# Work instructions
Scan the material below for lines with the word "this" and report how many there are, with nothing added.

━━━━━ Data lines ━━━━━

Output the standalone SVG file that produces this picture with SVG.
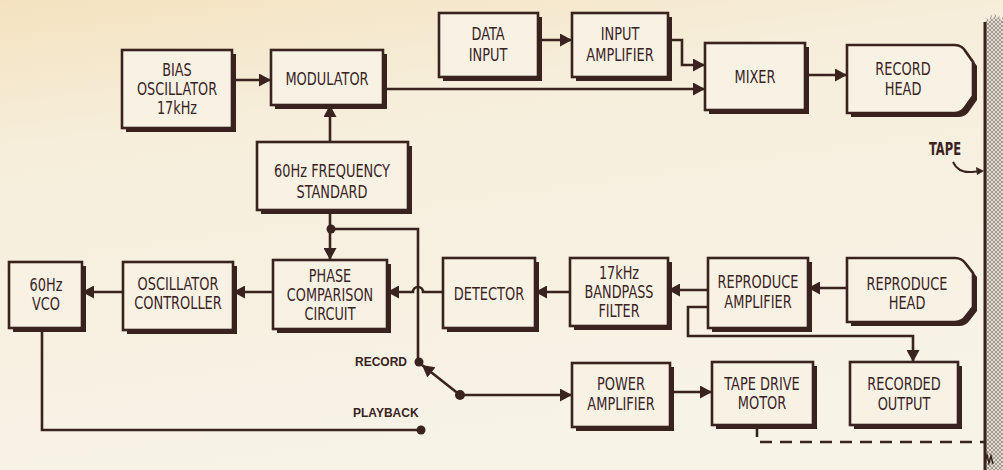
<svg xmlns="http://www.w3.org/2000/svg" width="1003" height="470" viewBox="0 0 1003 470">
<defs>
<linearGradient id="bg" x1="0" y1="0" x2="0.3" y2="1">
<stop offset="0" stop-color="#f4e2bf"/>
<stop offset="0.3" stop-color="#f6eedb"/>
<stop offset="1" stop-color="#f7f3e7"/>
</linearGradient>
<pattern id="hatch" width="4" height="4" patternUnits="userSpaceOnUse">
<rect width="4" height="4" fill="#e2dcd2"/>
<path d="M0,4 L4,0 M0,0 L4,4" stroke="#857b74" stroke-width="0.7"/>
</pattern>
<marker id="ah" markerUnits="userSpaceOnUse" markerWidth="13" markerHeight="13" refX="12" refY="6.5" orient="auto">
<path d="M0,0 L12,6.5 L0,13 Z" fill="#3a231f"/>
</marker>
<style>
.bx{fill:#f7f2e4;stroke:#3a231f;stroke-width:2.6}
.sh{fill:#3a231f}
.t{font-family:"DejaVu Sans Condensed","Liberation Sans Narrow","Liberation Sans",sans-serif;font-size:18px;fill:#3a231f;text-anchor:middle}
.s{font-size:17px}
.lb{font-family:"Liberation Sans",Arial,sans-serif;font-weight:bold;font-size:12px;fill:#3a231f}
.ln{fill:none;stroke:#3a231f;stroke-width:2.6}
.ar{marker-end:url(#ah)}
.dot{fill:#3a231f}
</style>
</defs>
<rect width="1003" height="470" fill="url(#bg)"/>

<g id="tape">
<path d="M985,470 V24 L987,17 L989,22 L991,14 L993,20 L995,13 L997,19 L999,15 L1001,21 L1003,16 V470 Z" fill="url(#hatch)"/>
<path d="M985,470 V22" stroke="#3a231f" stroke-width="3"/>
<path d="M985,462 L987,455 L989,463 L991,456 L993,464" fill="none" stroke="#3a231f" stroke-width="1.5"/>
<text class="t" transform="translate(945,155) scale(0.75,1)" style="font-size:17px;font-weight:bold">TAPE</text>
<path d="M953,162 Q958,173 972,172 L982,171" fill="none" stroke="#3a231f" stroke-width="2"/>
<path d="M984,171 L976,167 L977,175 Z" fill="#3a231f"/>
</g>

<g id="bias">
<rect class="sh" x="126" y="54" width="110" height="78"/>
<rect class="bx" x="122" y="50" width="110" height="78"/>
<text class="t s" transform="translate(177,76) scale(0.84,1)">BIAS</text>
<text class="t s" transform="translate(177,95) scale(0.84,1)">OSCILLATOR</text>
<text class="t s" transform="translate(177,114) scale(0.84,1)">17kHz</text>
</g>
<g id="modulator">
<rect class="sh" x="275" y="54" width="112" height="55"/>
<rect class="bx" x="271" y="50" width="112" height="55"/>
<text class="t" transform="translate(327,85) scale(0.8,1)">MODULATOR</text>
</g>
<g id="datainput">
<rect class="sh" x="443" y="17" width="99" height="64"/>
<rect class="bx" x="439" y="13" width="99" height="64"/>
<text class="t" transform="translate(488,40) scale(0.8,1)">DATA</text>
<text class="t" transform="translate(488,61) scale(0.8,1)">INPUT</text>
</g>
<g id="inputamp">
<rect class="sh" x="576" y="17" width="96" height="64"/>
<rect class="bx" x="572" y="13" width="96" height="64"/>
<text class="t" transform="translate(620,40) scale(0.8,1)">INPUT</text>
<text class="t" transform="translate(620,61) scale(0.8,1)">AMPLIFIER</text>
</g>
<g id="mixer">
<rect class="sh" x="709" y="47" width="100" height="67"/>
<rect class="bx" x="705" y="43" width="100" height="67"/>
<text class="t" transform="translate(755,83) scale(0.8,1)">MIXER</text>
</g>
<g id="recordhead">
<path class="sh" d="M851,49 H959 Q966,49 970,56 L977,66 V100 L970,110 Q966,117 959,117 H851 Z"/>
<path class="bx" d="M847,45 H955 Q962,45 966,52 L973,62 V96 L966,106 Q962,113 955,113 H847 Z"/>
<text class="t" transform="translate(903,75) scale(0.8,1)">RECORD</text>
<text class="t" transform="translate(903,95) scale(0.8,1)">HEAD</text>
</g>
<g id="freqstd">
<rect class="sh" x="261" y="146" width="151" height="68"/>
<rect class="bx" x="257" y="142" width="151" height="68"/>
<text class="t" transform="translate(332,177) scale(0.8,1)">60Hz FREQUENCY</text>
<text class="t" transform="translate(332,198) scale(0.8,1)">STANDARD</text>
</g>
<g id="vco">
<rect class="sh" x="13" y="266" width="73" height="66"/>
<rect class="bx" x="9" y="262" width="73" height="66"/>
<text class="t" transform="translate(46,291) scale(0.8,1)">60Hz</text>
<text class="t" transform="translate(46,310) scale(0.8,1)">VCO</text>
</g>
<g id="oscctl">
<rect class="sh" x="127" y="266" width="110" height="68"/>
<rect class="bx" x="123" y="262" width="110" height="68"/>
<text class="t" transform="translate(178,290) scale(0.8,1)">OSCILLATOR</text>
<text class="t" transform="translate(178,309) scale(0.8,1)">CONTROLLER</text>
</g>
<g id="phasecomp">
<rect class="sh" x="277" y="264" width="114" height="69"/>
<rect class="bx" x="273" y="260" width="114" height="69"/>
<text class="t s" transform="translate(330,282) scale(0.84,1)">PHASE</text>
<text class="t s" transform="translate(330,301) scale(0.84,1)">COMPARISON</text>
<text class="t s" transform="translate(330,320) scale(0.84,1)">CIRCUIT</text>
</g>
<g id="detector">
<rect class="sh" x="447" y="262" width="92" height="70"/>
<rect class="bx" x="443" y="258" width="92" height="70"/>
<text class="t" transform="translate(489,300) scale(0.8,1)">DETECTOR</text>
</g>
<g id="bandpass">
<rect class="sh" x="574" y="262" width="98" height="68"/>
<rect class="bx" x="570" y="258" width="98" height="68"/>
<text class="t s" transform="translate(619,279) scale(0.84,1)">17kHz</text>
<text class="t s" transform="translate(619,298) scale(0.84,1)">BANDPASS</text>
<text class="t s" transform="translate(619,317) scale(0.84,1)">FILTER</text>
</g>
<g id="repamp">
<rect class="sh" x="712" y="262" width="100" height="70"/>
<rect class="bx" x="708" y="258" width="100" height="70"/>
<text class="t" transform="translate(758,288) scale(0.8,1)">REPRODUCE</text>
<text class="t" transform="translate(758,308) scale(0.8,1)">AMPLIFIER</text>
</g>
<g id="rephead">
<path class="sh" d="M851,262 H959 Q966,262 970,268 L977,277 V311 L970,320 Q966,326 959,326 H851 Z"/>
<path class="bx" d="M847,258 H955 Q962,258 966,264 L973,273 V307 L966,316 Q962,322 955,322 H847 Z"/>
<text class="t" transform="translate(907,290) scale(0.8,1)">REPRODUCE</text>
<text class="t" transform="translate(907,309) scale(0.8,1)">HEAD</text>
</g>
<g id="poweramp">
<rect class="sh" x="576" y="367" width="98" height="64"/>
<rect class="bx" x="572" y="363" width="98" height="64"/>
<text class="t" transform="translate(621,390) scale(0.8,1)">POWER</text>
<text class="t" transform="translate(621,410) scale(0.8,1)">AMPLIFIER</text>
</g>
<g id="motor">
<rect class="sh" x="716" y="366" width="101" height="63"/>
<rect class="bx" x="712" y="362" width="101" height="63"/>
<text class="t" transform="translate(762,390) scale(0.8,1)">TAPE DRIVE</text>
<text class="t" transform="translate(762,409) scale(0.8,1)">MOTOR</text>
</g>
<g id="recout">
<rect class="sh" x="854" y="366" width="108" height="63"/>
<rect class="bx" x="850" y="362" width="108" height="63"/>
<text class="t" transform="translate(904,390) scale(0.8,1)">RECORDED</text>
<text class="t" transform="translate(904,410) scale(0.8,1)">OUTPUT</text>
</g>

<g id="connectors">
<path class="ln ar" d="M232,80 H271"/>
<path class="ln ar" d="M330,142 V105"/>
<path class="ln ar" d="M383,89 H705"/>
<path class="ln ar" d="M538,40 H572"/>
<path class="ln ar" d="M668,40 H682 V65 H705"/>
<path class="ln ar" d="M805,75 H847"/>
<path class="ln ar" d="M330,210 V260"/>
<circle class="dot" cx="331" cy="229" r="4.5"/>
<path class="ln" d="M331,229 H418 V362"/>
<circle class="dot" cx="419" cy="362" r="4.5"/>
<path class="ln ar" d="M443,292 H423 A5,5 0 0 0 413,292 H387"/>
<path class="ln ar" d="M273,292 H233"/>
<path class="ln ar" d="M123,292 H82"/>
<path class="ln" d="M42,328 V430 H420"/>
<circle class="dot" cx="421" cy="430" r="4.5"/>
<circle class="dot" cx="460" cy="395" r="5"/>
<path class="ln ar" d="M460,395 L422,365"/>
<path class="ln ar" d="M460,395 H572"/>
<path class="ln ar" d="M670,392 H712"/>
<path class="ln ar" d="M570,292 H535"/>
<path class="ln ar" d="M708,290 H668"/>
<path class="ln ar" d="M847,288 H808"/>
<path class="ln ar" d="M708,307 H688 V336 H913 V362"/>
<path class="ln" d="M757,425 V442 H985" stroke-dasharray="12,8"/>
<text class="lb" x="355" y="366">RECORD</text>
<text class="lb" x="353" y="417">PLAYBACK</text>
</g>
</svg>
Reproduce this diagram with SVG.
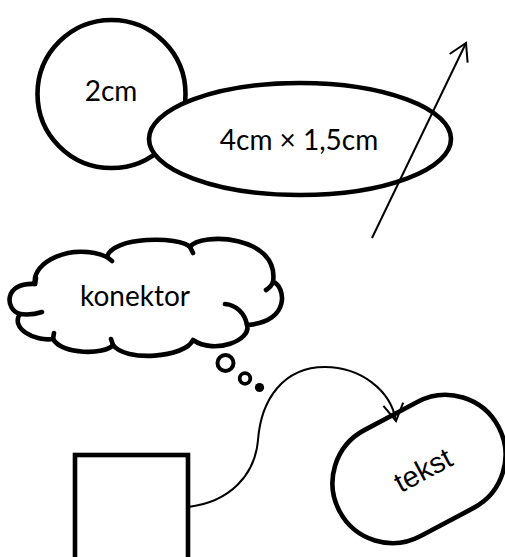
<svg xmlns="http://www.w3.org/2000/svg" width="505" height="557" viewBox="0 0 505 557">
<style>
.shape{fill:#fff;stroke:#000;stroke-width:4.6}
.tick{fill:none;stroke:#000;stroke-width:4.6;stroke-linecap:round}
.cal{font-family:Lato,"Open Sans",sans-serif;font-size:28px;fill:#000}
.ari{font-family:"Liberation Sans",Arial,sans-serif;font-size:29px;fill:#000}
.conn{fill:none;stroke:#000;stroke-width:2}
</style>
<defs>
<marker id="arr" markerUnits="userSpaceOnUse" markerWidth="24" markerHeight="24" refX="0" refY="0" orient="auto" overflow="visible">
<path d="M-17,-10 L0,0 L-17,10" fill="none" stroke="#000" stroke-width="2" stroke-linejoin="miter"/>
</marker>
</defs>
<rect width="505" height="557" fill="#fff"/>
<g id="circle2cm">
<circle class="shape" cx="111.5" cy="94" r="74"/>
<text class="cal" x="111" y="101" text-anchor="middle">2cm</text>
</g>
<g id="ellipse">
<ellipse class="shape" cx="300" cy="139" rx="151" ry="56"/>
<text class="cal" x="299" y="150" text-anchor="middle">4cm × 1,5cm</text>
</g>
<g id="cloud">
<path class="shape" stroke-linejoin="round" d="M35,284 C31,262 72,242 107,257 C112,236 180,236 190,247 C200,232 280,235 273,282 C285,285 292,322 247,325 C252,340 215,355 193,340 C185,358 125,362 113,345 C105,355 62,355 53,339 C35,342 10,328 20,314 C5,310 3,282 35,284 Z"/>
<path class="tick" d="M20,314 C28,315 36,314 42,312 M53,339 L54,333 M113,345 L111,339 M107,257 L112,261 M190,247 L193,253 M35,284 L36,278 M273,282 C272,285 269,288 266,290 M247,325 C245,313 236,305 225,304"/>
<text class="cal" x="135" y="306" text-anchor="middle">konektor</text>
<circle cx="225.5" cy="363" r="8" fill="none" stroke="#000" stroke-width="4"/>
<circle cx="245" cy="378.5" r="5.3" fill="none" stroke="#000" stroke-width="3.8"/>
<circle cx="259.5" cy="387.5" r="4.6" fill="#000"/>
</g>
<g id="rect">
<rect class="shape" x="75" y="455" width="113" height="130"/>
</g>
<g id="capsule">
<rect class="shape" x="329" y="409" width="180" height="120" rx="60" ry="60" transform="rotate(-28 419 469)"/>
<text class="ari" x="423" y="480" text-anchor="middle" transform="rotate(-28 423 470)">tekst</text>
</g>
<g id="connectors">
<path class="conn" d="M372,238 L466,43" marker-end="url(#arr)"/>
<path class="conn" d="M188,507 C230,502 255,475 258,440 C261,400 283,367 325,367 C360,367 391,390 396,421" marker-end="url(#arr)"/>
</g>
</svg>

━━━━━

# Correct response
2